É (TAMBÉM) SOBRE ISSO

A pobreza, este fenômeno multidimensional e multifacetado, nos olha diretamente nos olhos todos os dias.

Nós, que trabalhamos com a escuta qualificada, que estamos lá, num ambiente "personalizado", bem precarizado, insalubre, sem isto e sem aquilo, cuidadosamente pensado para que "o pobre se sinta em casa", estamos lá... E nós vimos e ouvimos.

Ela, a pobreza, sofre de depressão crônica. Em alguns casos agravada pela situação socioeconômica pós pandemia. Perda do que já quase não tinha: renda, teto, alimentos (em quantidade e qualidade suficiente), dignidade...

Vínculos também foram perdidos, em muitos contextos. Ela, a pobreza, nos contou os seus processos de violação, violência, desolação.

Algumas vezes perpetradas pelos próximos, pelos que deveriam proteger. Outras vezes a violência ou violação foi deflagrada pelo próprio Estado - o que também deveria proteger.

Ela, a pobreza, gênero feminino, pele preta, nos contou.

Entra cotidianamente em nossos gabinetes acalorados, de cadeiras tortas, enjambradas. Se senta, nos fita diretamente nos olhos e nos conta.

Muitas vezes ela, a pobreza, assume gênero masculino também. Não na maioria, mas muitas vezes. A cor da pele, em geral, permanece em degradê para tons mais "fechados".

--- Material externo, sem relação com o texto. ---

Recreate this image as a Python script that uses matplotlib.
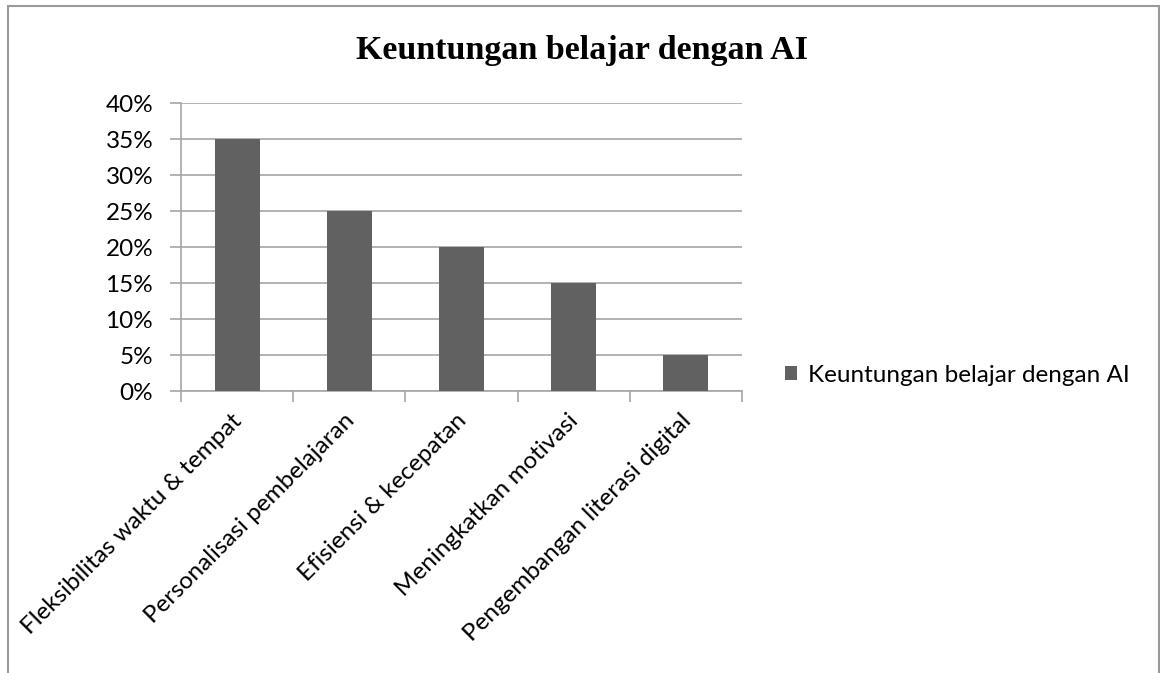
import matplotlib
matplotlib.use('Agg')
import matplotlib.pyplot as plt
from matplotlib.patches import Rectangle
from matplotlib.ticker import FuncFormatter

categories = ['Fleksibilitas waktu & tempat', 'Personalisasi pembelajaran',
              'Efisiensi & kecepatan', 'Meningkatkan motivasi',
              'Pengembangan literasi digital']
values = [0.35, 0.25, 0.20, 0.15, 0.05]
series_name = 'Keuntungan belajar dengan AI'
title = 'Keuntungan belajar dengan AI'

W, H = 1160, 673
fig = plt.figure(figsize=(W / 100, H / 100), dpi=100)

# chart frame (bottom edge cut off in the reference)
fig.patches.append(Rectangle((8 / W, -0.1), (1159 - 8) / W, 1.1 - 6 / H,
                             transform=fig.transFigure, fill=False,
                             edgecolor='#9a9a9a', linewidth=1.5))

ax = fig.add_axes([181 / W, 1 - 391 / H, (742 - 181) / W, (391 - 103) / H])

grid_c = '#a6a6a6'
fs = 17.5
x = range(len(categories))
bars = ax.bar(x, values, width=0.4, color='#616161', label=series_name, zorder=3)

ax.set_xlim(-0.5, len(categories) - 0.5)
ax.set_ylim(0, 0.40)
ax.set_yticks([i * 0.05 for i in range(9)])
ax.yaxis.set_major_formatter(FuncFormatter(lambda v, p: f'{v * 100:.0f}%'))
ax.grid(axis='y', color=grid_c, linewidth=1.2, zorder=0)

for s in ['top', 'right']:
    ax.spines[s].set_visible(False)
ax.spines['left'].set_color(grid_c)
ax.spines['bottom'].set_color(grid_c)
ax.spines['left'].set_linewidth(1.2)
ax.spines['bottom'].set_linewidth(1.2)

# category ticks sit on the boundaries between bars
ax.set_xticks([i - 0.5 for i in range(len(categories) + 1)])
ax.set_xticklabels([])
ax.tick_params(axis='x', length=8, width=1.2, color=grid_c, direction='out')
ax.tick_params(axis='y', length=8, width=1.2, color=grid_c, direction='out',
               labelsize=fs, pad=12)
for t in ax.get_yticklabels():
    t.set_fontfamily('Lato')

for i, c in enumerate(categories):
    ax.annotate(c, xy=(i, 0), xycoords='data', xytext=(-6, -19),
                textcoords='offset pixels', rotation=45, ha='right', va='top',
                rotation_mode='anchor', fontsize=fs, family='Lato')

fig.text(582 / W, 1 - 50 / H, title, ha='center', va='center',
         fontsize=24.5, fontweight='bold', family='Liberation Serif')

fig.legend(handles=[bars], loc='center left', bbox_to_anchor=(785 / W, 1 - 375 / H),
           frameon=False, handlelength=0.5, handleheight=0.5,
           handletextpad=0.45, borderaxespad=0, borderpad=0,
           prop={'family': 'Lato', 'size': fs})

fig.savefig('out.png', dpi=100)
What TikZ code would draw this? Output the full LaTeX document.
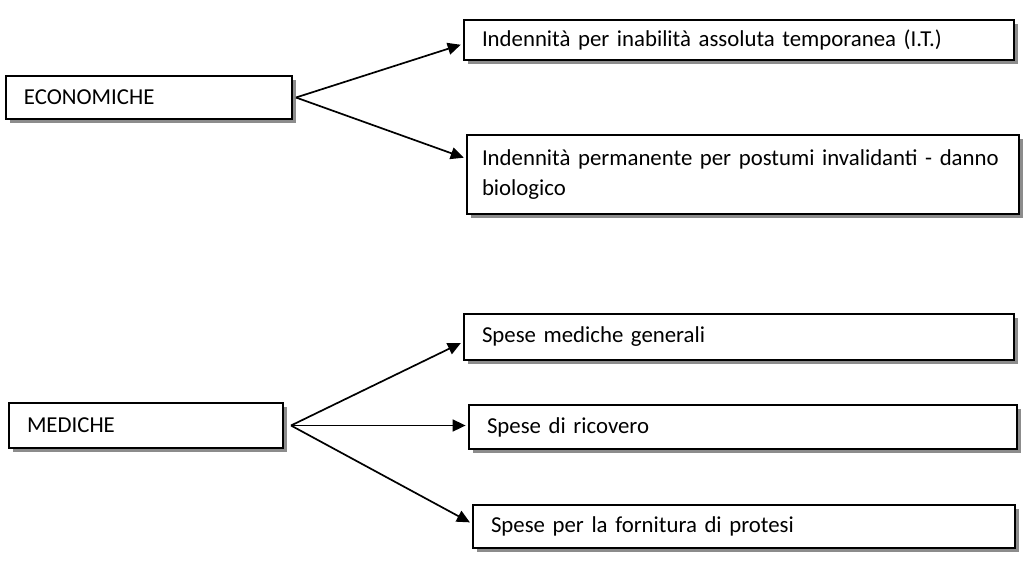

Mas também se veste de pele não preta, porque essa também perdeu emprego (ou trabalho ou renda), na pandemia. Também tem seus processos de adoecimento e empobrecimento, de esgarçamento da saúde mental.

E ela, a pobreza, que muitas vezes é de fato unipessoal - mas que também se reproduz continuamente - vai ganhando corpo, vai se fazendo robusta de diversidades, de várias peles, rostos e idades, num movimento "quase democrático".

Nós, profissionais da escuta socioassistencial, estamos lá. Dia a dia, face a face. E tentamos dizer para ela, para a pobreza que nos encara, que existe este ou aquele caminho a ser percorrido.

Mas ela, a pobreza, sabe que, em última análise, é simbiose da acumulação de riquezas. Sim, se há concentração em um lugar é porque há drenagem em outro. Acontece com a água e com recursos financeiros.

Ou seja, no sistema em que vivemos, não é coerente acreditar em "humanização" ou "ponderação" deste. O capitalismo selvagem - faca nos dentes e sangue nos olhos, com foco na acumulação - não é passível de domesticação. Ele está cada vez mais "financeirizado" e supõe, necessariamente, a existência dos "sobrantes".

E insiste em dizer a eles, aos sobrantes que corporificam a pobreza, que é uma questão de "mérito":

- Se esforce mais! Você vai sair dessa!

Ela, a pobreza corporificada, acredita e absorve o discurso. Lembra ainda que "Deus proverá e sua misericórdia não faltará!". Agradece, por continuar a sobrevida de miséria. Se endivida, porque "dentro da palavra dívida, existe vida", já dizia a campanha fofa do "banco santo" (aquele banco do santo André).

Subjetividades cada vez mais cooptadas pela lógica capitalista, a lógica da acumulação a partir da superexploração. E direitos trabalhistas? Para quê?

Ah, sim. Vale mencionar: a pobreza também é lembrada em campanhas de (re)eleição.

E nós, profissionais da escuta, servimos com dor ou servimos a própria dor (da "falta" disto ou daquilo).

É preciso ter atenção.

Então, sigamos. Servidores sim, servos do sistema, não!